EGEPOSTASI- İzmir Büyükşehir belediyesi'nde başlayan işçi çıkara krizi tüm hızıyla sürüyor.
Türk-İş’e bağlı Belediye-İş ile görüşmeler sürerken geçtiğimiz günlerde sendika üyeleri İZSU ana binasına gitmiş ve o esnada güvenlik görevlileri ile arbede yaşanmıştı.
Arbedenin ardından açıklama yapan büyükşehir, 'ihtiyaç fazlası' vurgusu yapmıştı.
Büyükşehir açıklamasında, “Bu çerçevede belediye ve iştiraklerinde ihtiyaç fazlası istihdam bulunduğu görülmektedir. Bunların önemli bir kısmı seçimin hemen öncesinde göreve başlatılmış durumdadır. 1 Ocak’tan sonra belediye ve iştiraklerinde toplam 1909 kişi işbaşı yaptırılmıştır. Ayrıca işbaşı yapmak için 912 kişiye ilave olarak çağrı yapıldığı ve işlemlerin başlatıldığı anlaşılmıştır. Yerel seçimin ardından mazbata alım sürecine kadar 1-6 Nisan tarihleri arasında da belediye iştiraklerinde 312 kişinin işbaşı yaptığı tespit edilmiştir. İhtiyaca yönelik alımlar konusunda olumsuz bir tasarrufta bulunulmamıştır. İhtiyaç fazlası olduğu, aranan kriterleri taşımadığı, işe başlama öncesi işlemlerinde eksiklikler saptanan yaklaşık 250 kişinin de çalıştırılmasının kurum açısından idari, hukuki ve mali yönden uygun olmadığı kanaati oluşmuştur” ifadelerini kullanmıştı.

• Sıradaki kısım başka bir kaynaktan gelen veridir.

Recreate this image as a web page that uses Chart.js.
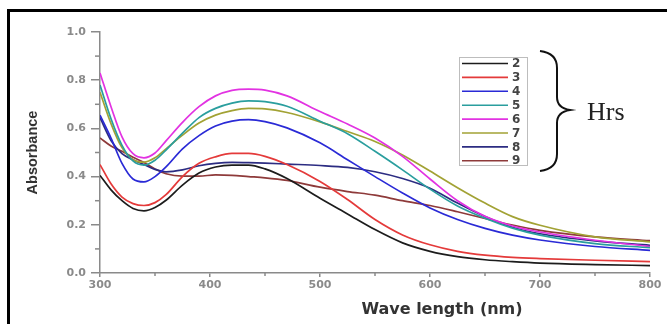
<!DOCTYPE html>
<html><head><meta charset="utf-8">
<script src="https://cdn.jsdelivr.net/npm/chart.js@4/dist/chart.umd.min.js"></script>
<style>html,body{margin:0;padding:0;background:#fff;}#wrap{width:667px;height:324px;position:relative;}</style>
</head><body><div id="wrap"><canvas id="c"></canvas></div>
<script>
const wavelengths = [300,310,320,330,340,350,360,375,390,405,420,435,450,470,500,525,550,575,600,625,650,675,700,750,800];
const hrs2 = [0.405,0.345,0.300,0.268,0.258,0.272,0.302,0.365,0.415,0.440,0.448,0.448,0.432,0.392,0.310,0.245,0.180,0.125,0.090,0.068,0.055,0.047,0.041,0.035,0.031];
const hrs3 = [0.450,0.370,0.315,0.288,0.280,0.292,0.325,0.400,0.455,0.482,0.496,0.496,0.484,0.450,0.380,0.305,0.222,0.158,0.117,0.090,0.074,0.065,0.060,0.053,0.047];
const hrs4 = [0.655,0.560,0.455,0.390,0.378,0.400,0.440,0.515,0.570,0.610,0.630,0.636,0.628,0.602,0.540,0.470,0.400,0.332,0.270,0.222,0.185,0.157,0.137,0.110,0.094];
const hrs5 = [0.780,0.640,0.530,0.465,0.448,0.468,0.510,0.580,0.645,0.683,0.705,0.714,0.711,0.692,0.630,0.578,0.505,0.428,0.348,0.278,0.227,0.186,0.157,0.122,0.105];
const hrs6 = [0.830,0.690,0.565,0.495,0.478,0.498,0.548,0.625,0.690,0.735,0.758,0.763,0.759,0.735,0.670,0.618,0.560,0.484,0.390,0.300,0.235,0.195,0.170,0.136,0.110];
const hrs7 = [0.750,0.620,0.520,0.470,0.460,0.478,0.515,0.572,0.622,0.655,0.674,0.683,0.681,0.666,0.627,0.587,0.546,0.490,0.423,0.354,0.290,0.234,0.198,0.150,0.129];
const hrs8 = [0.645,0.550,0.495,0.470,0.450,0.430,0.420,0.428,0.445,0.455,0.459,0.458,0.456,0.452,0.446,0.438,0.420,0.392,0.352,0.290,0.234,0.190,0.163,0.133,0.115];
const hrs9 = [0.560,0.527,0.505,0.480,0.458,0.432,0.412,0.402,0.402,0.407,0.405,0.400,0.395,0.384,0.356,0.338,0.323,0.300,0.280,0.254,0.226,0.199,0.177,0.150,0.134];
const seriesLabels = ['2','3','4','5','6','7','8','9'];
const seriesValues = [hrs2,hrs3,hrs4,hrs5,hrs6,hrs7,hrs8,hrs9];
const seriesColors = ['#1c1c1c','#e43a3a','#2a2ad6','#2a9e9e','#e232e2','#a2a234','#2c2c82','#8e3a3a'];
const xTickValues = [300,400,500,600,700,800];
const yTickValues = [0.0,0.2,0.4,0.6,0.8,1.0];
const xMinorTicks = [350,450,550,650,750];
const yMinorTicks = [0.1,0.3,0.5,0.7,0.9];
const xTitle = 'Wave length (nm)';
const yTitle = 'Absorbance';
const groupLabel = 'Hrs';

const axisGray = '#8a8a8a';

const decor = {
  id: 'decor',
  beforeDraw(chart) {
    const ctx = chart.ctx;
    ctx.save();
    ctx.fillStyle = '#000';
    ctx.fillRect(7, 9, 660, 3);
    ctx.fillRect(7, 9, 3, 315);
    ctx.restore();
  },
  afterDraw(chart) {
    const ctx = chart.ctx;
    const xs = chart.scales.x, ys = chart.scales.y;
    ctx.save();
    ctx.strokeStyle = axisGray; ctx.lineWidth = 1.5;
    yMinorTicks.forEach(v => {
      const py = ys.getPixelForValue(v);
      ctx.beginPath(); ctx.moveTo(xs.left - 5, py); ctx.lineTo(xs.left, py); ctx.stroke();
    });
    xMinorTicks.forEach(v => {
      const px = xs.getPixelForValue(v);
      ctx.beginPath(); ctx.moveTo(px, ys.bottom); ctx.lineTo(px, ys.bottom + 3); ctx.stroke();
    });
    ctx.fillStyle = '#333';
    ctx.font = 'bold 16px "DejaVu Sans"';
    ctx.textAlign = 'center'; ctx.textBaseline = 'middle';
    ctx.fillText(xTitle, 442, 310);
    const lx = 459.5, ly = 57.5, lw = 68, lh = 108;
    ctx.strokeStyle = '#bdbdbd'; ctx.lineWidth = 1;
    ctx.strokeRect(lx, ly, lw, lh);
    chart.data.datasets.forEach((ds, i) => {
      const y = 63.5 + i * 13.9;
      ctx.strokeStyle = ds.borderColor; ctx.lineWidth = 1.6;
      ctx.beginPath(); ctx.moveTo(462, y); ctx.lineTo(508, y); ctx.stroke();
      ctx.fillStyle = '#444';
      ctx.font = 'bold 12px "DejaVu Sans"';
      ctx.textAlign = 'left'; ctx.textBaseline = 'middle';
      ctx.fillText(ds.label, 512, y + 0.5);
    });
    ctx.strokeStyle = '#111'; ctx.lineWidth = 2;
    ctx.beginPath();
    ctx.moveTo(540, 51);
    ctx.quadraticCurveTo(557, 53, 557, 68);
    ctx.lineTo(557, 97);
    ctx.quadraticCurveTo(557, 108, 570, 110);
    ctx.quadraticCurveTo(557, 112, 557, 123);
    ctx.lineTo(557, 154);
    ctx.quadraticCurveTo(557, 169, 540, 171);
    ctx.stroke();
    ctx.fillStyle = '#222';
    ctx.font = '26px "Liberation Serif"';
    ctx.textAlign = 'left'; ctx.textBaseline = 'alphabetic';
    ctx.fillText(groupLabel, 587, 120);
    ctx.restore();
  }
};

const datasets = seriesLabels.map((lab, i) => ({
  label: lab,
  data: wavelengths.map((w, j) => ({x: w, y: seriesValues[i][j]})),
  borderColor: seriesColors[i],
  backgroundColor: seriesColors[i],
  borderWidth: 1.7,
  pointRadius: 0,
  fill: false,
  cubicInterpolationMode: 'monotone'
}));

new Chart(document.getElementById('c'), {
  type: 'line',
  data: { datasets },
  options: {
    responsive: true,
    maintainAspectRatio: false,
    devicePixelRatio: 1,
    animation: false,
    layout: { padding: { top: 32, right: 17, bottom: 0, left: 0 } },
    plugins: { legend: { display: false }, tooltip: { enabled: false } },
    scales: {
      x: {
        type: 'linear', min: 300, max: 800,
        afterBuildTicks: s => { s.ticks = xTickValues.map(v => ({value: v})); },
        afterFit: s => { s.height = 51; },
        ticks: { color: '#8a8a8a', font: { family: 'DejaVu Sans', weight: 'bold', size: 11 }, padding: 2, maxRotation: 0 },
        grid: { drawOnChartArea: false, tickLength: 4, color: axisGray, lineWidth: 1.5 },
        border: { color: axisGray, width: 1.5 }
      },
      y: {
        type: 'linear', min: 0, max: 1,
        afterBuildTicks: s => { s.ticks = yTickValues.map(v => ({value: v})); },
        afterFit: s => { s.width = 100; },
        ticks: { color: '#8a8a8a', font: { family: 'DejaVu Sans', weight: 'bold', size: 11 }, padding: 5, callback: v => Number(v).toFixed(1) },
        grid: { drawOnChartArea: false, tickLength: 9, color: axisGray, lineWidth: 1.5 },
        border: { color: axisGray, width: 1.5 },
        title: { display: true, text: yTitle, color: '#333', font: { family: 'Liberation Sans', weight: 'bold', size: 14.5 }, padding: { top: 24, bottom: 0 } }
      }
    }
  },
  plugins: [decor]
});
</script></body></html>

Büyükşehir'in açıklamasının ardından Sendika yeni bir açıklama yaptı. Sendika tarafından yapılan açıklamada, 'bankamatikçi' vurgusu dikkat çekti.
Sendika'nın açıklamasının tamamı şu şekilde;
"Yapılan açıklamalarda, İZDOĞA’da işten çıkarılan işçilerin seçim öncesi 6-7 Mart’ta işe alındığı söyleniyor. Bu açıklama gerçeğin sadece bir yüzünü ifade ediyor. İşçi işe almada yasal prosedürler görmezden geliniyor.

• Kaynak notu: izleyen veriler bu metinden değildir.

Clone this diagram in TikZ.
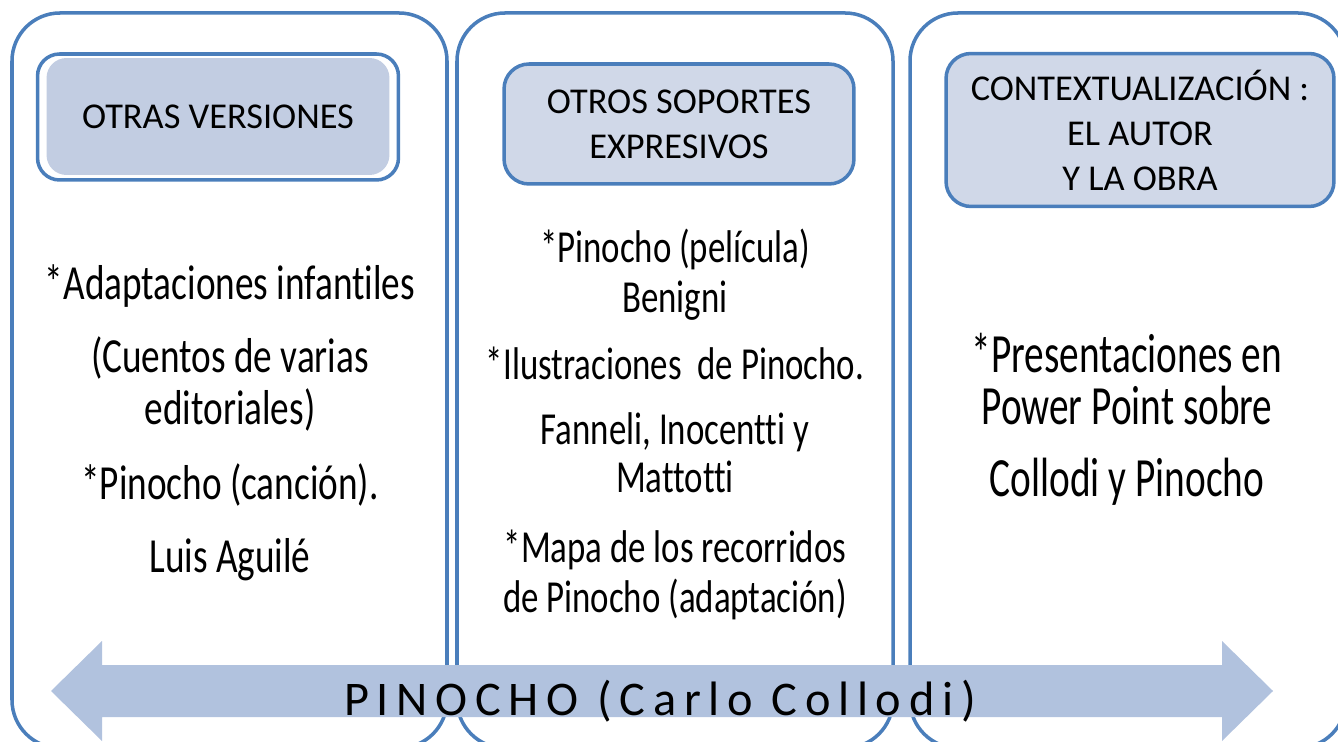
\documentclass[tikz,border=0pt]{standalone}
\usepackage{fontspec}
\setmainfont{Carlito}
\newfontfamily\narrowfont[FakeStretch=0.76, Ligatures=NoCommon]{Carlito}
\newfontfamily\narrowerfont[FakeStretch=0.71, Ligatures=NoCommon]{Carlito}
\newfontfamily\spacedfont[LetterSpace=16]{Carlito}
\usetikzlibrary{calc}

\definecolor{panelline}{RGB}{74,126,187}
\definecolor{headerfill}{RGB}{208,216,232}
\definecolor{headerinner}{RGB}{194,205,226}
\definecolor{arrowfill}{RGB}{177,194,222}

\begin{document}
\begin{tikzpicture}[x=0.02cm, y=-0.02cm,
    panel/.style={draw=panelline, line width=2pt, rounded corners=0.96cm},
    header/.style={draw=panelline, line width=2pt, fill=headerfill, rounded corners=0.5cm,
        align=center, font=\fontsize{20.7}{25.6}\selectfont},
    item/.style={anchor=base, inner sep=0pt},
    itemleft/.style={item, font=\narrowfont\fontsize{27.9}{30}\selectfont},
    itemmid/.style={item, font=\narrowfont\fontsize{26.1}{30}\selectfont},
    itemright/.style={item, font=\narrowerfont\fontsize{31.5}{34}\selectfont}]

    % Page frame
    \useasboundingbox (0,0) rectangle (1338,742);
    \clip (0,0) rectangle (1338,742);

    % Three columns
    \draw[panel] (12,13) rectangle (447,748);
    \draw[panel] (457,13) rectangle (893,748);
    \draw[panel] (910,13) rectangle (1346,748);

    % Column headers
    \node[header, fill=white, rounded corners=0.44cm, minimum width=7.22cm, minimum height=2.52cm,
        path picture={\fill[headerinner, rounded corners=0.4cm]
            ($(path picture bounding box.south west)+(0.18cm,0.1cm)$) rectangle
            ($(path picture bounding box.north east)+(-0.18cm,-0.08cm)$);}]
        (versiones) at (218,117) {OTRAS VERSIONES};
    \node[header, minimum width=7.0cm, minimum height=2.4cm] (soportes) at (679,124)
        {OTROS SOPORTES\\EXPRESIVOS};
    \node[header, minimum width=7.76cm, minimum height=3.06cm] (contexto) at (1140,130)
        {CONTEXTUALIZACIÓN :\\EL AUTOR\\Y LA OBRA};

    % Left column
    \node[itemleft] (adapt) at (230,300) {*Adaptaciones infantiles};
    \node[itemleft] (cuentos) at (230,373) {(Cuentos de varias};
    \node[itemleft] (edit) at (230,425) {editoriales)};
    \node[itemleft] (cancion) at (230,500) {*Pinocho (canción).};
    \node[itemleft] (aguile) at (230,573) {Luis Aguilé};

    % Middle column
    \node[itemmid] (pelicula) at (675,263) {*Pinocho (película)};
    \node[itemmid] (benigni) at (675,313) {Benigni};
    \node[itemmid] (ilustr) at (675,380) {*Ilustraciones\ \ de Pinocho.};
    \node[itemmid] (fanneli) at (675,445) {Fanneli, Inocentti y};
    \node[itemmid] (mattotti) at (675,493) {Mattotti};
    \node[itemmid] (mapa) at (675,562) {*Mapa de los recorridos};
    \node[itemmid] (recorr) at (675,612) {de Pinocho (adaptación)};

    % Right column
    \node[itemright] (present) at (1127,373) {*Presentaciones en};
    \node[itemright] (ppoint) at (1127,425) {Power Point sobre};
    \node[itemright] (collodi) at (1127,497) {Collodi y Pinocho};

    % Double arrow along the bottom
    \fill[arrowfill] (51,691) -- (102,641) -- (102,665) -- (1222,665) -- (1222,641)
        -- (1273,691) -- (1222,741) -- (1222,717) -- (102,717) -- (102,741) -- cycle;
    \node[anchor=base, inner sep=0pt, font=\spacedfont\fontsize{27.5}{30}\selectfont]
        (titulo) at (660,715) {PINOCHO (Carlo Collodi)};

\end{tikzpicture}
\end{document}
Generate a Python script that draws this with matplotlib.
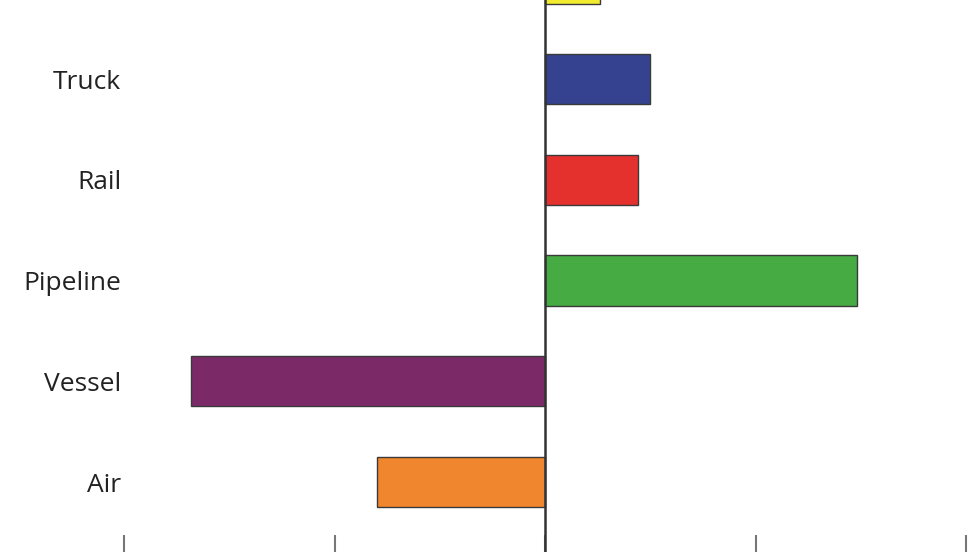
import matplotlib.pyplot as plt

# categories, bottom to top
categories = ["Air", "Vessel", "Pipeline", "Rail", "Truck", "Multiple modes"]
values = [-4.0, -8.4, 7.4, 2.2, 2.5, 1.3]
colors = ["#f0862e", "#7b2a67", "#45ab42", "#e5312e", "#35428f", "#f2ea2e"]
xticks = [-10, -5, 0, 5, 10]

plt.rcParams['font.family'] = ['Open Sans', 'DejaVu Sans']

fig = plt.figure(figsize=(9.8, 5.52), dpi=100)
ax = fig.add_axes([124 / 980, 0, 842 / 980, 1])

ypos = list(range(len(categories)))
ax.barh(ypos, values, height=0.5, color=colors, edgecolor="#3a3a3a", linewidth=1.0, zorder=2)
ax.axvline(0, color="#333333", lw=1.8, zorder=3)

ax.set_yticks(ypos)
ax.set_yticklabels(categories, fontsize=19, color="#222222")
ax.tick_params(axis="y", length=0, pad=2)

ax.set_xticks(xticks)
ax.set_xticklabels([])
ax.tick_params(axis="x", direction="in", length=12.5, width=1.5, color="#777777")

# limits after set_yticks, otherwise the top tick widens the view
ax.set_xlim(-10, 10)
ax.set_ylim((482 - 552) / 100.7, 482 / 100.7)

for s in ax.spines.values():
    s.set_visible(False)

fig.savefig("out.png", dpi=100)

İZDOĞA'da işten çıkartılan arkadaşlarımızın işe alım süreçleri Ekim-Kasım Aralık 2023’te başladı. Mevzuata göre işe alınma kararı verilen işçilerin güvenlik soruşturmaları valilik tarafından yapılıyor. Güvenlik soruşturması bazen 2 bazen de 3 ay sürüyor. Ardından da sağlık raporu için süreç işliyor.
Üstelik de o dönem kimin İzmir Büyükşehir Belediye başkanı olarak aday olacağı da belli değil. O nedenle onun yakını, bunun döneminde işe girdi, eski yönetimde istihdam edildi gibi gerekçelerle insanlar işten çıkartılamaz. Alın teri döken işçi ile çalışmadan ücret alanları hiç kimse aynı kefeye koyamaz. Koymamalı.
Ülke çapında bir çok belediyenin borç batağında olduğu açık. Ancak tasarruf deyince ilk akla gelenin de, işçinin ücreti veya işçiyi işten çıkarma düşüncesi olması da kabul edilebilir bir düşünce değildir. Son seçimde halkımız, rantçı belediyeciliğe karşı sosyal politikalara önem veren halkçı belediyeciliği ve kamucu siyaseti tercih ettiğini ortaya koymuştur.
Eğer tasarruf yapacaksanız, tasarrufu çalışmadan ücret alanlardan yapın. İşçinin asıl işini taşere edenlerden tasarruf yapın."